[start of Dataset extract]

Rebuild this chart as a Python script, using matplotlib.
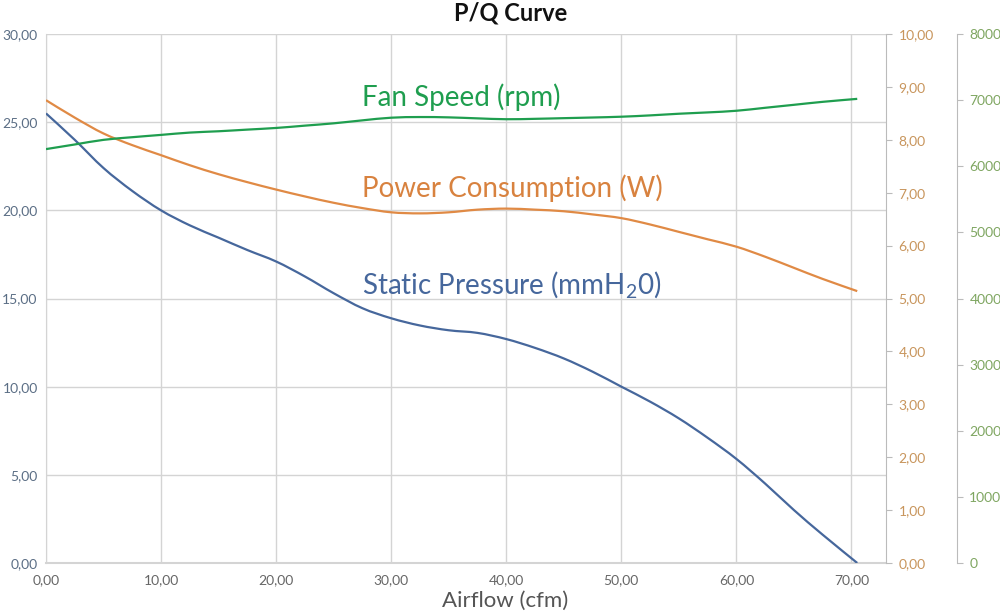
import matplotlib
matplotlib.use('Agg')
import matplotlib.pyplot as plt
from matplotlib.path import Path
from matplotlib.patches import PathPatch

plt.rcParams['font.family'] = ['Lato', 'DejaVu Sans']
plt.rcParams['mathtext.fontset'] = 'custom'
plt.rcParams['mathtext.rm'] = 'Lato'
plt.rcParams['mathtext.it'] = 'Lato:italic'

# values
airflow = [0, 2.5, 5, 7.5, 10, 12.5, 15, 17.5, 20, 22.5, 25, 27.5, 30, 32.5, 35, 37.5, 40,
           42.5, 45, 47.5, 50, 52.5, 55, 57.5, 60, 62.5, 65, 67.5, 70.5]
pressure = [25.5, 24.0, 22.4, 21.1, 20.0, 19.15, 18.45, 17.75, 17.1, 16.25, 15.3, 14.45, 13.88,
            13.47, 13.2, 13.05, 12.7, 12.2, 11.6, 10.85, 10.0, 9.15, 8.2, 7.1, 5.9, 4.5, 3.0, 1.6, 0.0]
power = [8.75, 8.42, 8.12, 7.9, 7.71, 7.52, 7.35, 7.20, 7.06, 6.93, 6.81, 6.71, 6.63, 6.61,
         6.63, 6.68, 6.70, 6.68, 6.65, 6.59, 6.52, 6.40, 6.26, 6.12, 5.98, 5.79, 5.58, 5.37, 5.14]
fan_speed = [6260, 6330, 6400, 6440, 6475, 6510, 6530, 6555, 6580, 6615, 6650, 6695, 6735, 6745,
             6740, 6725, 6712, 6718, 6728, 6738, 6750, 6770, 6795, 6815, 6840, 6885, 6930, 6975, 7020]

x_ticks = [0, 10, 20, 30, 40, 50, 60, 70]

blue = '#46679c'
orange = '#e08a45'
green = '#1f9e4f'


def comma(v, digits=2):
    return f'{v:.{digits}f}'.replace('.', ',')


def smooth_line(a, xs, ys, color):
    # smoothed line like a spreadsheet "smooth line" (Catmull-Rom drawn as Bezier)
    verts = [(xs[0], ys[0])]
    codes = [Path.MOVETO]
    n = len(xs)
    for i in range(n - 1):
        x0, y0 = (xs[i - 1], ys[i - 1]) if i > 0 else (xs[i], ys[i])
        x1, y1 = xs[i], ys[i]
        x2, y2 = xs[i + 1], ys[i + 1]
        x3, y3 = (xs[i + 2], ys[i + 2]) if i + 2 < n else (x2, y2)
        verts += [(x1 + (x2 - x0) / 6, y1 + (y2 - y0) / 6),
                  (x2 - (x3 - x1) / 6, y2 - (y3 - y1) / 6),
                  (x2, y2)]
        codes += [Path.CURVE4] * 3
    a.add_patch(PathPatch(Path(verts, codes), fill=False, edgecolor=color, lw=1.6, zorder=3))


fig = plt.figure(figsize=(10, 6.15), dpi=100)
ax = fig.add_axes([0.046, 0.0846, 0.84, 0.86])
ax2 = ax.twinx()
ax3 = ax.twinx()

smooth_line(ax, airflow, pressure, blue)
smooth_line(ax2, airflow, power, orange)
smooth_line(ax3, airflow, fan_speed, green)

ax.set_xlim(0, 73)
ax.set_ylim(0, 30)
ax2.set_ylim(0, 10)
ax3.set_ylim(0, 8000)

ax.set_xticks(x_ticks)
ax.set_xticklabels([comma(v) for v in x_ticks])
ax.set_yticks(range(0, 31, 5))
ax.set_yticklabels([comma(v) for v in range(0, 31, 5)])
ax2.set_yticks(range(0, 11))
ax2.set_yticklabels([comma(v) for v in range(0, 11)])
ax3.set_yticks(range(0, 8001, 1000))

grid_c = '#d4d4d4'
ax.grid(True, color=grid_c, lw=1)
ax.set_axisbelow(True)
for a in (ax, ax2, ax3):
    for s in a.spines.values():
        s.set_visible(False)
ax.spines['left'].set_visible(True)
ax.spines['left'].set_color(grid_c)
ax.spines['bottom'].set_visible(True)
ax.spines['bottom'].set_color(grid_c)
ax.spines['bottom'].set_linewidth(1.5)
ax2.spines['right'].set_visible(True)
ax2.spines['right'].set_color('#bbbbbb')
ax3.spines['right'].set_visible(True)
ax3.spines['right'].set_color('#bbbbbb')
ax3.spines['right'].set_position(('outward', 51))

ax.tick_params(axis='x', length=0, labelsize=10, labelcolor='#666666', pad=8)
ax.tick_params(axis='y', length=0, labelsize=10, labelcolor='#5b6e85', pad=6)
ax2.tick_params(axis='y', length=4, color='#bbbbbb', labelsize=10, labelcolor='#c8955c', pad=5)
ax3.tick_params(axis='y', length=4, color='#bbbbbb', labelsize=10, labelcolor='#7fa661', pad=5)

ax.set_xlabel('Airflow (cfm)', fontsize=16, color='#555555', labelpad=1)
ax.xaxis.set_label_coords(0.546, -0.052)
fig.suptitle('P/Q Curve', fontsize=17, fontweight='bold', x=0.511, y=0.998, color='#111111')

label_x = 0.376
ax.text(label_x, 0.881, 'Fan Speed (rpm)', transform=ax.transAxes, ha='left', va='center',
        fontsize=20, color=green)
ax.text(label_x, 0.709, 'Power Consumption (W)', transform=ax.transAxes, ha='left', va='center',
        fontsize=20, color='#d8823f')
ax.text(label_x, 0.527, r'Static Pressure (mmH$_\mathregular{2}$0)', transform=ax.transAxes,
        ha='left', va='center', fontsize=20, color=blue)

fig.savefig('out.png', dpi=100)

[end of Dataset extract]

Write out each line again precisely as it appears, skipping every picture.

**Answer to the problem**
Rebuild this chart as a Python script, using matplotlib.
import matplotlib
matplotlib.use('Agg')
import matplotlib.pyplot as plt
from matplotlib.path import Path
from matplotlib.patches import PathPatch

plt.rcParams['font.family'] = ['Lato', 'DejaVu Sans']
plt.rcParams['mathtext.fontset'] = 'custom'
plt.rcParams['mathtext.rm'] = 'Lato'
plt.rcParams['mathtext.it'] = 'Lato:italic'

# values
airflow = [0, 2.5, 5, 7.5, 10, 12.5, 15, 17.5, 20, 22.5, 25, 27.5, 30, 32.5, 35, 37.5, 40,
           42.5, 45, 47.5, 50, 52.5, 55, 57.5, 60, 62.5, 65, 67.5, 70.5]
pressure = [25.5, 24.0, 22.4, 21.1, 20.0, 19.15, 18.45, 17.75, 17.1, 16.25, 15.3, 14.45, 13.88,
            13.47, 13.2, 13.05, 12.7, 12.2, 11.6, 10.85, 10.0, 9.15, 8.2, 7.1, 5.9, 4.5, 3.0, 1.6, 0.0]
power = [8.75, 8.42, 8.12, 7.9, 7.71, 7.52, 7.35, 7.20, 7.06, 6.93, 6.81, 6.71, 6.63, 6.61,
         6.63, 6.68, 6.70, 6.68, 6.65, 6.59, 6.52, 6.40, 6.26, 6.12, 5.98, 5.79, 5.58, 5.37, 5.14]
fan_speed = [6260, 6330, 6400, 6440, 6475, 6510, 6530, 6555, 6580, 6615, 6650, 6695, 6735, 6745,
             6740, 6725, 6712, 6718, 6728, 6738, 6750, 6770, 6795, 6815, 6840, 6885, 6930, 6975, 7020]

x_ticks = [0, 10, 20, 30, 40, 50, 60, 70]

blue = '#46679c'
orange = '#e08a45'
green = '#1f9e4f'


def comma(v, digits=2):
    return f'{v:.{digits}f}'.replace('.', ',')


def smooth_line(a, xs, ys, color):
    # smoothed line like a spreadsheet "smooth line" (Catmull-Rom drawn as Bezier)
    verts = [(xs[0], ys[0])]
    codes = [Path.MOVETO]
    n = len(xs)
    for i in range(n - 1):
        x0, y0 = (xs[i - 1], ys[i - 1]) if i > 0 else (xs[i], ys[i])
        x1, y1 = xs[i], ys[i]
        x2, y2 = xs[i + 1], ys[i + 1]
        x3, y3 = (xs[i + 2], ys[i + 2]) if i + 2 < n else (x2, y2)
        verts += [(x1 + (x2 - x0) / 6, y1 + (y2 - y0) / 6),
                  (x2 - (x3 - x1) / 6, y2 - (y3 - y1) / 6),
                  (x2, y2)]
        codes += [Path.CURVE4] * 3
    a.add_patch(PathPatch(Path(verts, codes), fill=False, edgecolor=color, lw=1.6, zorder=3))


fig = plt.figure(figsize=(10, 6.15), dpi=100)
ax = fig.add_axes([0.046, 0.0846, 0.84, 0.86])
ax2 = ax.twinx()
ax3 = ax.twinx()

smooth_line(ax, airflow, pressure, blue)
smooth_line(ax2, airflow, power, orange)
smooth_line(ax3, airflow, fan_speed, green)

ax.set_xlim(0, 73)
ax.set_ylim(0, 30)
ax2.set_ylim(0, 10)
ax3.set_ylim(0, 8000)

ax.set_xticks(x_ticks)
ax.set_xticklabels([comma(v) for v in x_ticks])
ax.set_yticks(range(0, 31, 5))
ax.set_yticklabels([comma(v) for v in range(0, 31, 5)])
ax2.set_yticks(range(0, 11))
ax2.set_yticklabels([comma(v) for v in range(0, 11)])
ax3.set_yticks(range(0, 8001, 1000))

grid_c = '#d4d4d4'
ax.grid(True, color=grid_c, lw=1)
ax.set_axisbelow(True)
for a in (ax, ax2, ax3):
    for s in a.spines.values():
        s.set_visible(False)
ax.spines['left'].set_visible(True)
ax.spines['left'].set_color(grid_c)
ax.spines['bottom'].set_visible(True)
ax.spines['bottom'].set_color(grid_c)
ax.spines['bottom'].set_linewidth(1.5)
ax2.spines['right'].set_visible(True)
ax2.spines['right'].set_color('#bbbbbb')
ax3.spines['right'].set_visible(True)
ax3.spines['right'].set_color('#bbbbbb')
ax3.spines['right'].set_position(('outward', 51))

ax.tick_params(axis='x', length=0, labelsize=10, labelcolor='#666666', pad=8)
ax.tick_params(axis='y', length=0, labelsize=10, labelcolor='#5b6e85', pad=6)
ax2.tick_params(axis='y', length=4, color='#bbbbbb', labelsize=10, labelcolor='#c8955c', pad=5)
ax3.tick_params(axis='y', length=4, color='#bbbbbb', labelsize=10, labelcolor='#7fa661', pad=5)

ax.set_xlabel('Airflow (cfm)', fontsize=16, color='#555555', labelpad=1)
ax.xaxis.set_label_coords(0.546, -0.052)
fig.suptitle('P/Q Curve', fontsize=17, fontweight='bold', x=0.511, y=0.998, color='#111111')

label_x = 0.376
ax.text(label_x, 0.881, 'Fan Speed (rpm)', transform=ax.transAxes, ha='left', va='center',
        fontsize=20, color=green)
ax.text(label_x, 0.709, 'Power Consumption (W)', transform=ax.transAxes, ha='left', va='center',
        fontsize=20, color='#d8823f')
ax.text(label_x, 0.527, r'Static Pressure (mmH$_\mathregular{2}$0)', transform=ax.transAxes,
        ha='left', va='center', fontsize=20, color=blue)

fig.savefig('out.png', dpi=100)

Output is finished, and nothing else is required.